Sungguh, terkadang orangtua yang kurang bersabar. Ketika mendengar bayinya menangis rewel dan enggan menyedot ASI, lantas berputus asa dan mengambil jalan pintas dengan memberinya susu formula. Padahal, dengan segenap kesabaran, lama-kelamaan anak akan menyusu juga sesuai fitrahnya sebagai seorang bayi.

Menyusu merupakan hak bayi dan tanggungjawab orang tua, yakni ayah. Apabila seorang ibu enggan menyusui anaknya, maka ayah perlu mencarikan ibu susuan yang bisa jadi membutuhkan upah.

Syariat memerintahkan agar penyusuan dilakukan selama 2 tahun (qamariyah), setelah itu silahkan menyapihnya. Terkecuali ada sebab lain semisal hamil lagi, maka setelah melewati ASI eksklusif selama 6 bulan, perlu dimusyawarahkan kembali dengan suami atau meminta nasihat dokter ahli terkait sampai usia berapa anak akan tetap menyusu. Boleh jadi, sebelum 2 tahun sudah harus disapih demi kemaslahatan sang ibu, si bayi, dan bakal adiknya.

- Syariat Khitan

Para ulama memiliki 3pendapat terkait syariat khitan. Pertama, wajib bagi laki-laki dan perempuan. Kedua, dianjurkan bagi keduanya. Ketiga, wajib bagi laki-laki dan dianjurkan bagi perempuan.

Usia berapa anak sebaiknya dikhitan? Sejak usia 7 hari, anak sudah bisa dikhitan. Diriwayatkan oleh Imam Ath Thabarani dari Jabir bin Abdillah, dia berkata, "Rasulullah SAW melakukan aqiqah atas Hasan dan Husain dan mengkhitan mereka berdua pada hari ketujuh (kelahirannya).

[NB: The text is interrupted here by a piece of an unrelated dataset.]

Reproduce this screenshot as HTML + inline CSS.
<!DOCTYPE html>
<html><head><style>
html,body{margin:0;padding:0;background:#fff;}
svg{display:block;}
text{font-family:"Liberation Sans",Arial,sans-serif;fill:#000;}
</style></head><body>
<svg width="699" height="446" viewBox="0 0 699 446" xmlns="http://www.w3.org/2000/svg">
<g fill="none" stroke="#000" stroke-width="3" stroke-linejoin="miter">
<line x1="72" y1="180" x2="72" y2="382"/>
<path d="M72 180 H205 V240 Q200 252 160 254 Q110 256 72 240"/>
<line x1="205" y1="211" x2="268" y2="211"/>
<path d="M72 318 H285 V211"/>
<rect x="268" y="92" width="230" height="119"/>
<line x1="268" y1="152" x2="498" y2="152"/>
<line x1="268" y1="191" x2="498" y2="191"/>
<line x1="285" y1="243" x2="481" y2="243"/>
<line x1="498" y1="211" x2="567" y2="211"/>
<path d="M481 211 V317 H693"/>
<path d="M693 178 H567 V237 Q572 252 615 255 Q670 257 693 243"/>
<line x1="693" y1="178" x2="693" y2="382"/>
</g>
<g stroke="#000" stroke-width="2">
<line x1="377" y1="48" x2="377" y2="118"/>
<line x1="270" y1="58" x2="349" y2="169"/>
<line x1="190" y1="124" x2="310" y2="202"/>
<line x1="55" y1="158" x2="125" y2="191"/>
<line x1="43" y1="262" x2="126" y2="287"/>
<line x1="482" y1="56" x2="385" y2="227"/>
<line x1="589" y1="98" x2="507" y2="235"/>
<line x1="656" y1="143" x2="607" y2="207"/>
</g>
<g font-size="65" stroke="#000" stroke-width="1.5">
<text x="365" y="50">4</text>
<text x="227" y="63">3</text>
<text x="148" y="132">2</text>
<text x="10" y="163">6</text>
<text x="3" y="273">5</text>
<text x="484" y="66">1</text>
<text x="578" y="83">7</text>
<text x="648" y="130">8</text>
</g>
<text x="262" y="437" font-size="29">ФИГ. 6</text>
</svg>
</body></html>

Adapun mengkhitan pada hari pertama kelahiran hukumnya makruh, kata Ibnu Al-Jauzi, karena perbuatan itu merupakan perilaku kaum Yahudi. Kalau dinalar, mengkhitan pada hari pertama rasanya juga kurang manusiawi. Sebab, bayi yang lahir ke alam dunia itu menangis dan membutuhkan belaian kasih sayang. Kalau kemudian dikhitan tentu saja akan memberikan rasa sakit padanya. Lain halnya bila telah berusia 7 hari, setidaknya dia telah merasakan belaian kasih sayang dari orang-orang disekitarnya.

Kendati termasuk kategori sunah, tetapi menurut mayoritas ulama, khitan hukumnya wajib karena merupakan syiar agama. Dengan khitan, dapat dibedakan antara muslim dengan kafir.